This practice is not sanctioned by the committee heading up the Turkey Trot festivities, although it used to be, before PETA started carping about it and it was taken over by private parties. Of course, it's wrong. But, dangit, it's just so popular! And, the argument is, "Wild turkeys can fly." Well, yes, they can, but not when dropped from an airplane flying at 700 feet, too low for the birds to catch an updraft. Another, weaker argument is "they'll end up dead and on someone's dinner table, anyway." This is probably true enough. But, I wouldn't particularly want to cook a turkey that had been used as a living wishbone or peeled off the side of a building or off the street, like roadkill. Maybe I'm just too picky.
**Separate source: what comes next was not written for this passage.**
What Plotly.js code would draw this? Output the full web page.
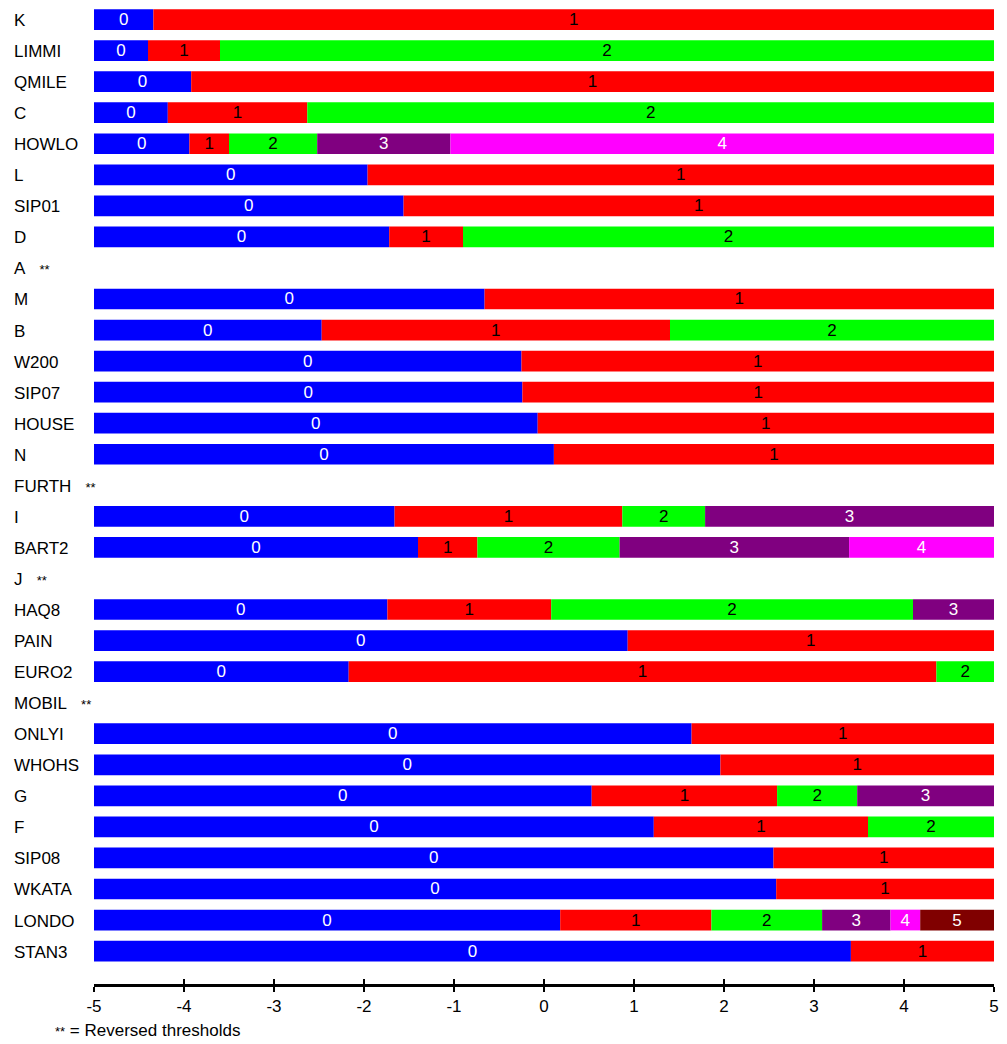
<!DOCTYPE html>
<html>
<head>
<meta charset="utf-8">
<script src="https://cdn.plot.ly/plotly-3.0.1.min.js"></script>
<style>
  html, body { margin: 0; padding: 0; background: #ffffff; }
  #chart { width: 1007px; height: 1044px; }
</style>
</head>
<body>
<div id="chart"></div>
<script>
// ---- data ----
const items = ['K','LIMMI','QMILE','C','HOWLO','L','SIP01','D','A','M','B','W200','SIP07','HOUSE','N','FURTH','I','BART2','J','HAQ8','PAIN','EURO2','MOBIL','ONLYI','WHOHS','G','F','SIP08','WKATA','LONDO','STAN3'];
const reversedFlags = [false,false,false,false,false,false,false,false,true,false,false,false,false,false,false,true,false,false,true,false,false,false,true,false,false,false,false,false,false,false,false];
const thresholds = [
  [-4.34],
  [-4.40, -3.60],
  [-3.92],
  [-4.18, -2.63],
  [-3.94, -3.50, -2.52, -1.04],
  [-1.96],
  [-1.56],
  [-1.72, -0.90],
  [],
  [-0.66],
  [-2.47, 1.40],
  [-0.25],
  [-0.24],
  [-0.07],
  [0.11],
  [],
  [-1.66, 0.87, 1.79],
  [-1.40, -0.74, 0.84, 3.39],
  [],
  [-1.74, 0.08, 4.10],
  [0.93],
  [-2.17, 4.36],
  [],
  [1.64],
  [1.96],
  [0.53, 2.59, 3.48],
  [1.22, 3.60],
  [2.55],
  [2.58],
  [0.18, 1.86, 3.09, 3.85, 4.18],
  [3.41]
];
const categoryLabels = ['0','1','2','3','4','5'];
const xTicks = [-5,-4,-3,-2,-1,0,1,2,3,4,5];
const footnote = '** = Reversed thresholds';

// ---- styles ----
const FONT = 'Liberation Sans, Arial, sans-serif';
const levelColors = ['#0000ff','#ff0000','#00ff00','#800080','#ff00ff','#800000'];
const levelTextColors = ['#ffffff','#000000','#000000','#ffffff','#ffffff','#ffffff'];
const xMin = -5, xMax = 5;

const idx = items.map((_, i) => i);
const traces = [];
for (let k = 0; k < categoryLabels.length; k++) {
  const base = [], w = [], txt = [];
  items.forEach((it, i) => {
    const t = thresholds[i];
    if (t.length === 0 || k > t.length) { base.push(null); w.push(null); txt.push(''); return; }
    const lo = k === 0 ? xMin : t[k - 1];
    const hi = k < t.length ? t[k] : xMax;
    base.push(lo); w.push(hi - lo); txt.push(categoryLabels[k]);
  });
  traces.push({
    type: 'bar', orientation: 'h', y: idx, x: w, base: base, width: 0.667,
    marker: { color: levelColors[k], line: { width: 0 } },
    text: txt, textposition: 'inside', insidetextanchor: 'middle', textangle: 0,
    constraintext: 'none',
    textfont: { color: levelTextColors[k], size: 17, family: FONT },
    hoverinfo: 'none', showlegend: false, cliponaxis: false
  });
}
// invisible helper trace for the upward tick overlay axis
traces.push({ type: 'scatter', x: [xMin, xMax], y: [0, 0], xaxis: 'x2', yaxis: 'y', mode: 'markers', marker: { opacity: 0 }, hoverinfo: 'none', showlegend: false });

const annotations = items.map((it, i) => ({
  xref: 'paper', yref: 'y', x: (12 - 94) / 900, y: i, xanchor: 'left', yanchor: 'middle', yshift: -1,
  text: reversedFlags[i] ? it + '&nbsp;&nbsp;&nbsp;<span style="font-size:13px">**</span>' : it,
  showarrow: false, font: { family: FONT, size: 17, color: '#000000' }
}));
annotations.push({
  xref: 'paper', yref: 'paper', x: (53 - 94) / 900, y: (984 - 1030) / 980, xanchor: 'left', yanchor: 'middle',
  text: footnote.replace('**', '<span style="font-size:13px">**</span>'),
  showarrow: false, font: { family: FONT, size: 17, color: '#000000' }
});

const layout = {
  width: 1007, height: 1044,
  margin: { l: 94, r: 13, t: 4, b: 60, pad: 0 },
  paper_bgcolor: '#ffffff', plot_bgcolor: '#ffffff',
  barmode: 'overlay', showlegend: false, hovermode: false,
  font: { family: FONT, size: 17, color: '#000000' },
  xaxis: {
    range: [xMin, xMax], tickvals: xTicks, ticktext: xTicks.map(String),
    showgrid: false, zeroline: false, showline: true, linecolor: '#000000', linewidth: 3,
    ticks: 'outside', ticklen: 5, tickwidth: 2, tickcolor: '#000000',
    tickfont: { family: FONT, size: 17, color: '#000000' }, fixedrange: true
  },
  xaxis2: {
    overlaying: 'x', anchor: 'y', side: 'bottom', range: [xMin, xMax], tickvals: xTicks,
    showticklabels: false, showgrid: false, zeroline: false, showline: false,
    ticks: 'inside', ticklen: 5, tickwidth: 2, tickcolor: '#000000', fixedrange: true
  },
  yaxis: {
    range: [31.06, -0.5], showticklabels: false, showgrid: false, zeroline: false,
    showline: false, ticks: '', fixedrange: true
  },
  annotations: annotations
};

Plotly.newPlot('chart', traces, layout, { displayModeBar: false, staticPlot: true });
</script>
</body>
</html>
In any event,the Turkey Trot will go on as planned, and so will the Turkey Drop, and everyone will have a fine time attending the Turkey Calling Contest and Miss Turkey Trot and Miss Drumsticks pageants, while members of PETA grumble and mumble in the background.
It's gonna take someone with more clout than PETA to dampen their spirits. Why, Turkey Trot is famous! After all, the Turkey Drop was featured on "WKRP in Cincinnatti."
If I were PETA, I wouldn't mess with the folks deep in the Ozarks. They don't take too kindly to outside interference where their time-honored festivals are concerned.